* TCP default settings (bugzilla)
@ 2026-04-15 14:14 Stephen Hemminger
0 siblings, 0 replies; 4+ messages in thread
From: Stephen Hemminger @ 2026-04-15 14:14 UTC (permalink / raw)
To: netdev
A pair of TCP configuration related bug reports just showed up in bugzilla.
Getting the right time values here seems like a trade off between fast
failover and not dropping crappy connections.
Given how well formatted the buts are they look AI generated.
https://bugzilla.kernel.org/show_bug.cgi?id=221366
The default value of net.ipv4.tcp_retries2 (15 retries, resulting in
~924 seconds / ~15.4 minutes before TCP abandons a dead connection) is
far too high for modern data center environments. When a remote host
becomes unreachable (server crash, failover, network partition),
applications are stuck for up to 16 minutes before receiving an error
and taking recovery action. This causes cascading failures, connection
pool exhaustion, and prolonged service outages.
https://bugzilla.kernel.org/show_bug.cgi?id=221365
The default value of net.ipv4.tcp_keepalive_time (7200 seconds / 2
hours) is incompatible with virtually all modern network
infrastructure, causing silent connection failures. Intermediate
stateful devices (load balancers, firewalls, NAT gateways) routinely
expire idle TCP connections after 300-1800 seconds — long before the
first keepalive probe is ever sent.
^ permalink raw reply [flat|nested] 4+ messages in thread
* Re: TCP default settings (bugzilla)
@ 2026-04-17 5:58 plantegg ren
0 siblings, 0 replies; 4+ messages in thread
From: plantegg ren @ 2026-04-17 5:58 UTC (permalink / raw)
To: stephen; +Cc: netdev
Hi Stephen,
I'm the reporter of those two bugs. I'm a DBA and Linux SRE with over
10 years at Alibaba Cloud (Aliyun).
These come from real production pain, not just theory. During my time at
Alibaba Cloud, I pushed to change the default tcp_retries2 from 15 to 7
in Alibaba Cloud Linux 3 (ALinux3) — our in-house distro serving millions
of ECS instances. That change alone eliminated a whole class of prolonged
outages across the fleet.
The most memorable case: MySQL crashed and restarted in seconds, but the
application tier stayed down for ~16 minutes because all existing
connections were stuck in retransmission. After changing tcp_retries2 from
15 to 5, recovery time dropped from 957s to about 20s.
The tcp_keepalive_time issue bit us through LVS — connections silently
dropped after 900s of idle time, but TCP didn't notice until 7200s later.
We spent days chasing "random" Connection Reset errors across dozens of
services before tracing it to this mismatch.

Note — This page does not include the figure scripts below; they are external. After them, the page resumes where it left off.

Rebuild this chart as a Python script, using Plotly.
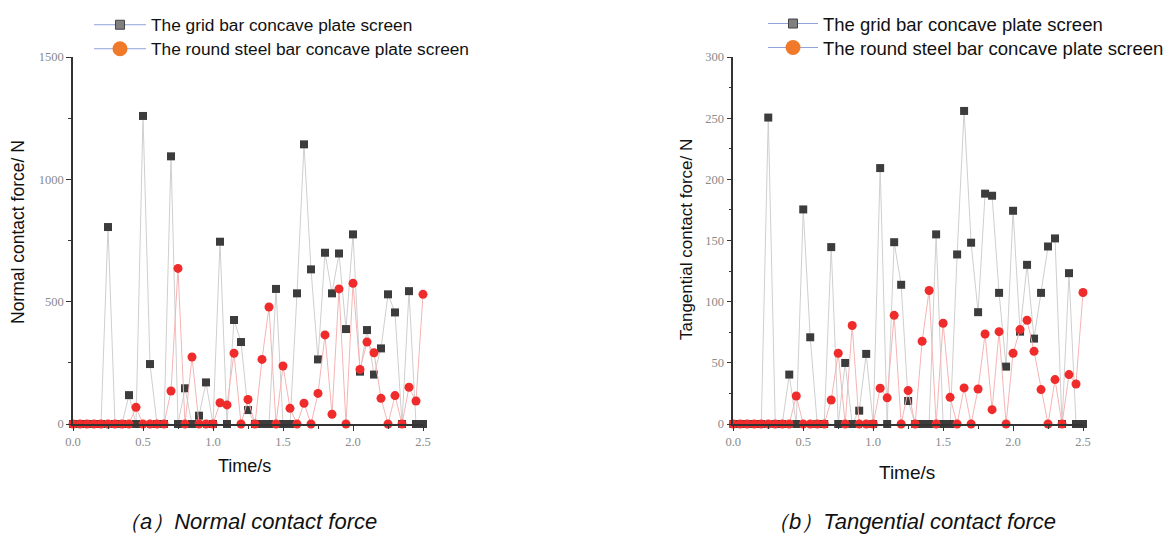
import plotly.graph_objects as go

# ---------------- data ----------------
time_s = [round(i * 0.05, 2) for i in range(51)]

normal_grid = [0, 0, 0, 0, 0, 805, 0, 0, 118, 0,
               1259, 245, 0, 0, 1094, 0, 146, 0, 34, 170,
               0, 745, 0, 425, 335, 57, 0, 0, 0, 552,
               0, 0, 534, 1143, 632, 264, 700, 534, 697, 388,
               775, 214, 384, 202, 309, 530, 456, 0, 543, 0, 0]

normal_round = [0, 0, 0, 0, 0, 0, 0, 0, 0, 68,
                0, 0, 0, 0, 135, 636, 0, 274, 0, 0,
                0, 87, 78, 289, 0, 100, 0, 264, 478, 0,
                237, 64, 0, 85, 0, 125, 364, 40, 552, 0,
                575, 223, 335, 291, 105, 0, 116, 0, 150, 94, 530]

tang_grid = [0, 0, 0, 0, 0, 250.5, 0, 0, 40.4, 0,
             175.4, 70.9, 0, 0, 144.6, 0, 49.9, 0, 10.9, 57.3,
             0, 209.2, 0, 148.6, 113.8, 18.8, 0, 0, 0, 155,
             0, 0, 138.6, 255.9, 148.2, 91.4, 188.3, 186.6, 107.2, 46.9,
             174.3, 75.5, 130.1, 69.8, 107.2, 145.1, 151.7, 0, 123.3, 0, 0]

tang_round = [0, 0, 0, 0, 0, 0, 0, 0, 0, 22.9,
              0, 0, 0, 0, 19.6, 57.8, 0, 80.5, 0, 0,
              0, 29.2, 21.4, 88.8, 0, 27.3, 0, 67.6, 109.1, 0,
              82.4, 21.8, 0, 29.5, 0, 28.6, 73.6, 11.7, 75.5, 0,
              57.8, 77.2, 84.8, 59.4, 28.1, 0, 36.3, 0, 40.4, 32.7, 107.5]

series_names = ["The grid bar concave plate screen",
                "The round steel bar concave plate screen"]
y_titles = ["Normal contact force/ N", "Tangential contact force/ N"]
x_title = "Time/s"
captions = ["（a）Normal contact force", "（b）Tangential contact force"]

# ---------------- styles ----------------
W, H = 1172, 534
GRAY_M = "#3c3c3c"
GRAY_L = "#cfcfcf"
RED_M = "#ef2b2b"
RED_L = "#f6b4b4"
TICKF = dict(family="Liberation Serif, Times New Roman, serif", size=12.5, color="#8a8a8a")
SANS = "Liberation Sans, Arial, sans-serif"

fig = go.Figure()

panels = [
    ("x", "y", normal_grid, normal_round, ("legend", "legend2")),
    ("x2", "y2", tang_grid, tang_round, ("legend3", "legend4")),
]

for xa, ya, g, r, lgs in panels:
    fig.add_trace(go.Scatter(
        x=time_s, y=g, xaxis=xa, yaxis=ya, mode="lines+markers",
        line=dict(color=GRAY_L, width=1),
        marker=dict(symbol="square", size=8, color=GRAY_M),
        cliponaxis=False, showlegend=False))
    fig.add_trace(go.Scatter(
        x=time_s, y=r, xaxis=xa, yaxis=ya, mode="lines+markers",
        line=dict(color=RED_L, width=1),
        marker=dict(symbol="circle", size=9, color=RED_M),
        cliponaxis=False, showlegend=False))
    # legend entries
    fig.add_trace(go.Scatter(
        x=[None], y=[None], xaxis=xa, yaxis=ya, mode="lines+markers",
        name=series_names[0], legend=lgs[0],
        line=dict(color="#8fa3d6", width=1),
        marker=dict(symbol="square", size=9, color="#808080",
                    line=dict(color="#444", width=1))))
    fig.add_trace(go.Scatter(
        x=[None], y=[None], xaxis=xa, yaxis=ya, mode="lines+markers",
        name=series_names[1], legend=lgs[1],
        line=dict(color="#8fa3d6", width=1),
        marker=dict(symbol="circle", size=15, color="#f07a2a")))

x_dom_left = [73 / W, 423 / W]
x_dom_right = [733.3 / W, 1083 / W]
y_dom = [1 - 424 / H, 1 - 57 / H]

def xaxis_cfg(anchor, dom):
    return dict(domain=dom, anchor=anchor, range=[0, 2.5],
                tickvals=[0, 0.5, 1.0, 1.5, 2.0, 2.5],
                ticktext=["0.0", "0.5", "1.0", "1.5", "2.0", "2.5"],
                showline=True, linecolor="#333", linewidth=1.5,
                ticks="outside", ticklen=5, tickcolor="#333", tickwidth=1,
                minor=dict(dtick=0.25, tick0=0, ticks="outside", ticklen=3,
                           tickcolor="#333"),
                showgrid=False, zeroline=False, tickfont=TICKF, automargin=False)

def yaxis_cfg(anchor, rng, dt):
    return dict(domain=y_dom, anchor=anchor, range=rng, dtick=dt, tick0=0,
                showline=True, linecolor="#333", linewidth=1.5,
                ticks="outside", ticklen=5, tickcolor="#333", tickwidth=1,
                minor=dict(dtick=dt / 2, tick0=0, ticks="outside", ticklen=3,
                           tickcolor="#333"),
                showgrid=False, zeroline=False, tickfont=TICKF, automargin=False)

def legend_cfg(px, py, width, size):
    return dict(x=px / W, y=1 - py / H, xanchor="left", yanchor="middle",
                bgcolor="rgba(0,0,0,0)", itemwidth=width,
                font=dict(family=SANS, size=size, color="#111"))

fig.update_layout(
    width=W, height=H,
    margin=dict(l=0, r=0, t=0, b=0, autoexpand=False),
    paper_bgcolor="white", plot_bgcolor="white",
    xaxis=xaxis_cfg("y", x_dom_left),
    yaxis=yaxis_cfg("x", [0, 1500], 500),
    xaxis2=xaxis_cfg("y2", x_dom_right),
    yaxis2=yaxis_cfg("x2", [0, 300], 50),
    legend=legend_cfg(89, 25, 52, 17.3),
    legend2=legend_cfg(89, 49, 52, 17.3),
    legend3=legend_cfg(763, 24, 50, 18.5),
    legend4=legend_cfg(763, 48, 50, 18.5),
    showlegend=True,
)

def note(text, px, py, size, angle=0):
    return dict(text=text, x=px / W, y=1 - py / H, xref="paper", yref="paper",
                xanchor="center", yanchor="middle", showarrow=False,
                textangle=angle, font=dict(family=SANS, size=size, color="#111"))

ann = [
    note(y_titles[0], 18, 232, 17.5, -90),
    note(y_titles[1], 686, 240, 17, -90),
    note(x_title, 244, 466, 18),
    note(x_title, 907, 472, 19),
    note("<i>" + captions[0] + "</i>", 247, 521, 22),
    note("<i>" + captions[1] + "</i>", 911, 521, 22),
]
fig.update_layout(annotations=ann)

fig.write_html("out.html", config={"displayModeBar": False},
               post_script="document.body.style.margin='0';document.body.style.overflow='hidden';")
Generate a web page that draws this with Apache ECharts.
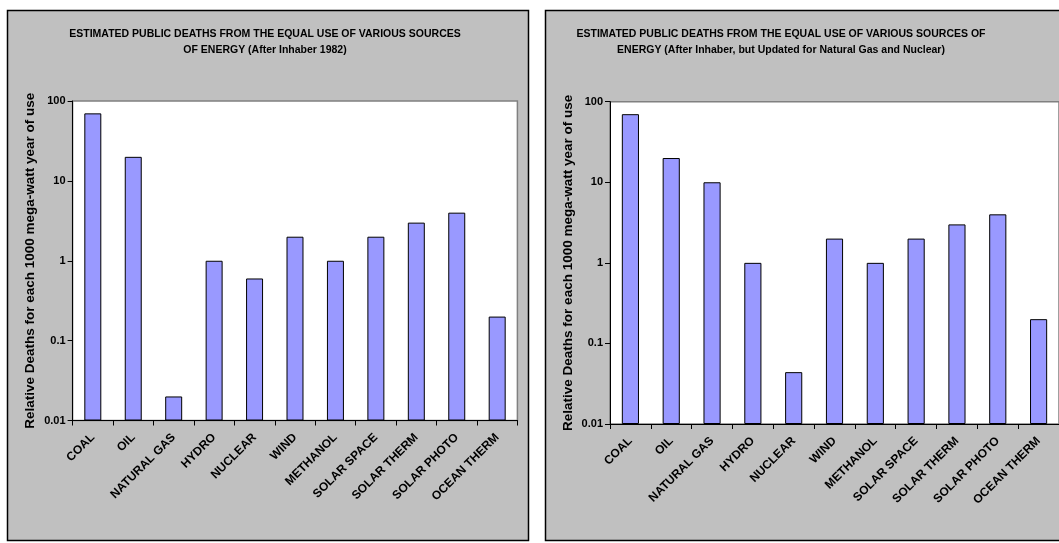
<!DOCTYPE html>
<html>
<head>
<meta charset="utf-8">
<script src="https://cdn.jsdelivr.net/npm/echarts@6/dist/echarts.min.js"></script>
<style>
html,body{margin:0;padding:0;background:#fff;}
#chart{width:1059px;height:543px;}
</style>
</head>
<body>
<div id="chart"></div>
<script>
// ---- data ----
var categories = ["COAL","OIL","NATURAL GAS","HYDRO","NUCLEAR","WIND","METHANOL","SOLAR SPACE","SOLAR THERMAL","SOLAR PHOTO","OCEAN THERMAL"];
var deaths1982 = [70, 20, 0.02, 1, 0.6, 2, 1, 2, 3, 4, 0.2];
var deathsUpdated = [70, 20, 10, 1, 0.044, 2, 1, 2, 3, 4, 0.2];
var titleLeft = "ESTIMATED PUBLIC DEATHS FROM THE EQUAL USE OF VARIOUS SOURCES\nOF ENERGY (After Inhaber 1982)";
var titleRight = "ESTIMATED PUBLIC DEATHS FROM THE EQUAL USE OF VARIOUS SOURCES OF\nENERGY (After Inhaber, but Updated for Natural Gas and Nuclear)";
var yAxisName = "Relative Deaths for each 1000 mega-watt year of use";
var yMin = 0.01, yMax = 100;

var FONT = '"Liberation Sans", Arial, sans-serif';
var chart = echarts.init(document.getElementById('chart'), null, {renderer: 'canvas'});

function xAxisCfg(gi) {
  return {
    type: 'category', gridIndex: gi, data: categories,
    axisLine: {lineStyle: {color: '#000', width: 1}},
    axisTick: {show: true, length: 5, lineStyle: {color: '#000'}},
    axisLabel: {
      rotate: 45, interval: 0, margin: 15,
      fontFamily: FONT, fontWeight: 'bold', fontSize: 12, color: '#000',
      width: 95, overflow: 'truncate', ellipsis: ''
    },
    splitLine: {show: false}
  };
}
function yAxisCfg(gi) {
  return {
    type: 'log', logBase: 10, gridIndex: gi, min: yMin, max: yMax,
    startValue: yMin,
    name: yAxisName, nameLocation: 'middle', nameGap: 35,
    nameTextStyle: {fontFamily: FONT, fontWeight: 'bold', fontSize: 13.5, color: '#000'},
    axisLine: {show: true, lineStyle: {color: '#000', width: 1}},
    axisTick: {show: true, length: 5, lineStyle: {color: '#000'}},
    minorTick: {show: false},
    axisLabel: {
      fontFamily: FONT, fontWeight: 'bold', fontSize: 11, color: '#000', margin: 7,
      formatter: function (v) { return String(+Number(v).toPrecision(3)); }
    },
    splitLine: {show: false}
  };
}
function barSeries(idx, data) {
  return {
    type: 'bar', xAxisIndex: idx, yAxisIndex: idx, data: data,
    barWidth: '42%',
    itemStyle: {color: '#9999ff', borderColor: '#000', borderWidth: 1},
    silent: true
  };
}

var option = {
  animation: false,
  backgroundColor: '#fff',
  graphic: [
    {type: 'rect', z: -10, shape: {x: 7.5, y: 10.5, width: 521, height: 530},
     style: {fill: '#c0c0c0', stroke: '#000', lineWidth: 1.5}},
    {type: 'rect', z: -10, shape: {x: 545.5, y: 10.5, width: 530, height: 530},
     style: {fill: '#c0c0c0', stroke: '#000', lineWidth: 1.5}}
  ],
  title: [
    {text: titleLeft, left: 260, top: 21, textAlign: 'center',
     textStyle: {fontFamily: FONT, fontWeight: 'bold', fontSize: 10.5, lineHeight: 16, color: '#000'}},
    {text: titleRight, left: 776, top: 21, textAlign: 'center',
     textStyle: {fontFamily: FONT, fontWeight: 'bold', fontSize: 10.5, lineHeight: 16, color: '#000'}}
  ],
  grid: [
    {left: 72.6, top: 101, width: 444.8, height: 319.5, show: true,
     backgroundColor: '#fff', borderColor: '#808080', borderWidth: 1.5, containLabel: false},
    {left: 610, top: 101.7, width: 453, height: 322.3, show: true,
     backgroundColor: '#fff', borderColor: '#808080', borderWidth: 1.5, containLabel: false}
  ],
  xAxis: [xAxisCfg(0), xAxisCfg(1)],
  yAxis: [yAxisCfg(0), yAxisCfg(1)],
  series: [barSeries(0, deaths1982), barSeries(1, deathsUpdated)]
};
chart.setOption(option);
</script>
</body>
</html>
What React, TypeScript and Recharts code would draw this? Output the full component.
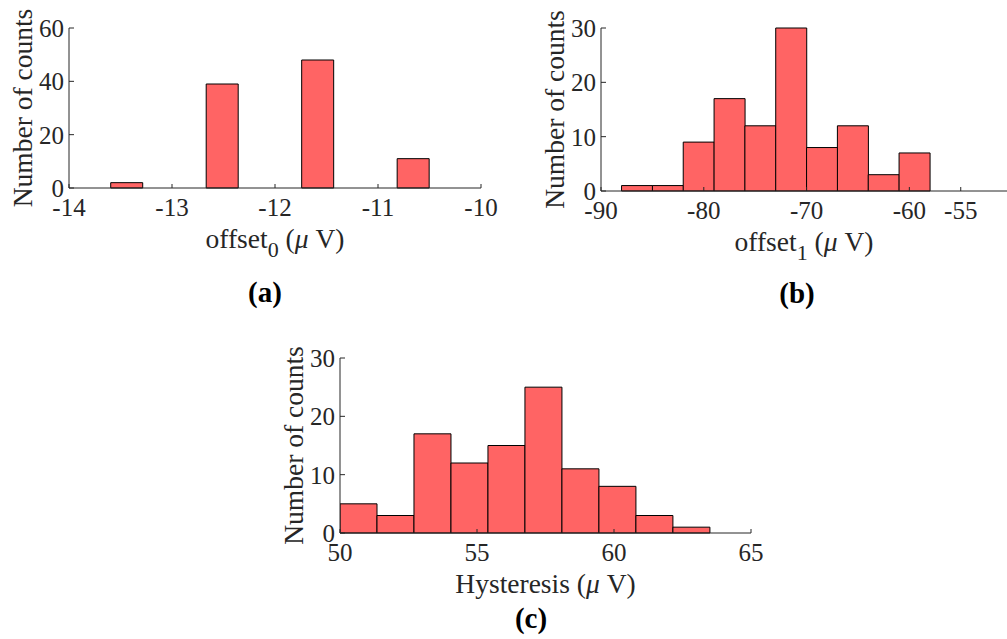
import React from "react";
import { BarChart, Bar, XAxis, YAxis, Label } from "recharts";

// (a) offset_0 histogram
const offset0Edges = [-13.595, -13.286, -12.977, -12.668, -12.359, -12.05, -11.741, -11.432, -11.123, -10.814, -10.505];
const offset0Counts = [2, 0, 0, 39, 0, 0, 48, 0, 0, 11];
const offset0XTicks = [-14, -13, -12, -11, -10];
const offset0YTicks = [0, 20, 40, 60];

// (b) offset_1 histogram
const offset1Edges = [-88, -85, -82, -79, -76, -73, -70, -67, -64, -61, -58];
const offset1Counts = [1, 1, 9, 17, 12, 30, 8, 12, 3, 7];
const offset1XTicks = [-90, -80, -70, -60, -55];
const offset1YTicks = [0, 10, 20, 30];

// (c) hysteresis histogram
const hystEdges = [50, 51.35, 52.7, 54.05, 55.4, 56.75, 58.1, 59.45, 60.8, 62.15, 63.5];
const hystCounts = [5, 3, 17, 12, 15, 25, 11, 8, 3, 1];
const hystXTicks = [50, 55, 60, 65];
const hystYTicks = [0, 10, 20, 30];

const FONT = "'Liberation Serif', 'Times New Roman', serif";
const AXIS = "#262626";
const BAR_FILL = "#ff6464";

function toRows(edges: number[], counts: number[]) {
  return counts.map((count, i) => ({
    center: (edges[i] + edges[i + 1]) / 2,
    count,
  }));
}

interface HistProps {
  left: number;
  top: number;
  width: number;
  height: number;
  margin: { top: number; right: number; bottom: number; left: number };
  edges: number[];
  counts: number[];
  xDomain: [number, number];
  xTicks: number[];
  yTicks: number[];
  xLabel: React.ReactNode;
  caption: string;
  captionX: number;
  captionY: number;
}

function Histogram({
  left,
  top,
  width,
  height,
  margin,
  edges,
  counts,
  xDomain,
  xTicks,
  yTicks,
  xLabel,
  caption,
  captionX,
  captionY,
}: HistProps) {
  const data = toRows(edges, counts);
  const tickStyle = { fontSize: 25, fill: AXIS, fontFamily: FONT };

  // x label sits below the tick labels, centred on the axis
  const renderXLabel = (props: any) => {
    const vb = props.viewBox || {};
    return (
      <text
        x={vb.x + vb.width / 2}
        y={vb.y + 60}
        textAnchor="middle"
        fontSize={27.5}
        fontFamily={FONT}
        fill={AXIS}
      >
        {xLabel}
      </text>
    );
  };

  const renderYLabel = (props: any) => {
    const vb = props.viewBox || {};
    const cx = vb.x + vb.width - 37;
    const cy = vb.y + vb.height / 2;
    return (
      <text
        x={cx}
        y={cy}
        transform={`rotate(-90, ${cx}, ${cy})`}
        textAnchor="middle"
        fontSize={27.5}
        fontFamily={FONT}
        fill={AXIS}
      >
        Number of counts
      </text>
    );
  };

  return (
    <div style={{ position: "absolute", left, top, width, height }}>
      <BarChart
        width={width}
        height={height}
        data={data}
        margin={margin}
        barCategoryGap={0}
        barGap={0}
      >
        <XAxis
          dataKey="center"
          type="number"
          domain={xDomain}
          ticks={xTicks}
          interval={0}
          allowDataOverflow
          height={70}
          tickSize={-4}
          tickMargin={14}
          axisLine={{ stroke: AXIS, strokeWidth: 1 }}
          tickLine={{ stroke: AXIS }}
          tick={tickStyle}
        >
          <Label content={renderXLabel} />
        </XAxis>
        <YAxis
          type="number"
          domain={[0, yTicks[yTicks.length - 1]]}
          ticks={yTicks}
          interval={0}
          width={50}
          tickSize={-5}
          tickMargin={10}
          axisLine={{ stroke: AXIS, strokeWidth: 1 }}
          tickLine={{ stroke: AXIS }}
          tick={tickStyle}
        >
          <Label content={renderYLabel} />
        </YAxis>
        <Bar
          dataKey="count"
          fill={BAR_FILL}
          stroke="#000"
          strokeWidth={1}
          isAnimationActive={false}
        />
      </BarChart>
      <div
        style={{
          position: "absolute",
          left: captionX - 40,
          top: captionY - 17,
          width: 80,
          textAlign: "center",
          fontFamily: FONT,
          fontWeight: "bold",
          fontSize: 29,
          lineHeight: "34px",
          color: "#000",
        }}
      >
        {caption}
      </div>
    </div>
  );
}

export default function App() {
  return (
    <div
      style={{
        position: "absolute",
        left: 0,
        top: 0,
        width: 1007,
        height: 639,
        background: "#fff",
      }}
    >
      <Histogram
        left={0}
        top={0}
        width={500}
        height={270}
        margin={{ top: 28, right: 19, bottom: 12, left: 19 }}
        edges={offset0Edges}
        counts={offset0Counts}
        xDomain={[-14, -10]}
        xTicks={offset0XTicks}
        yTicks={offset0YTicks}
        xLabel={
          <>
            offset
            <tspan dy={9} fontSize={22}>0</tspan>
            <tspan dy={-9}> (</tspan>
            <tspan fontStyle="italic">μ</tspan>
            <tspan> V)</tspan>
          </>
        }
        caption="(a)"
        captionX={265}
        captionY={292}
      />
      <Histogram
        left={530}
        top={0}
        width={477}
        height={270}
        margin={{ top: 28, right: 0, bottom: 9, left: 21 }}
        edges={offset1Edges}
        counts={offset1Counts}
        xDomain={[-90, -50.5]}
        xTicks={offset1XTicks}
        yTicks={offset1YTicks}
        xLabel={
          <>
            offset
            <tspan dy={9} fontSize={22}>1</tspan>
            <tspan dy={-9}> (</tspan>
            <tspan fontStyle="italic">μ</tspan>
            <tspan> V)</tspan>
          </>
        }
        caption="(b)"
        captionX={267}
        captionY={293}
      />
      <Histogram
        left={270}
        top={340}
        width={500}
        height={270}
        margin={{ top: 18, right: 19, bottom: 7, left: 20 }}
        edges={hystEdges}
        counts={hystCounts}
        xDomain={[50, 65]}
        xTicks={hystXTicks}
        yTicks={hystYTicks}
        xLabel={
          <>
            Hysteresis (<tspan fontStyle="italic">μ</tspan> V)
          </>
        }
        caption="(c)"
        captionX={261}
        captionY={278}
      />
    </div>
  );
}
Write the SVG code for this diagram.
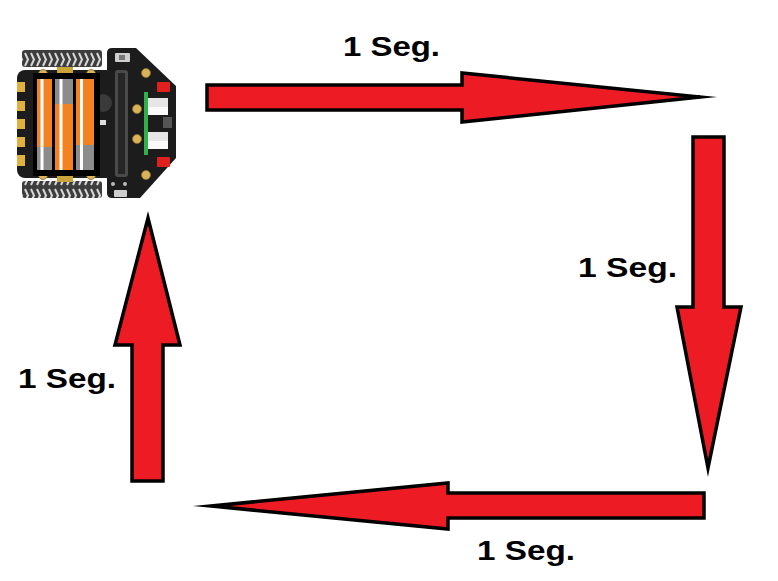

Every ops team I've talked to ends up applying these tweaks independently
after getting burned. If a major cloud distro already ships tcp_retries2=7,
maybe it's time for upstream to reconsider the default too.
I did use AI to help format the bug reports (guilty as charged), but the
problems and the data are from years of production experience.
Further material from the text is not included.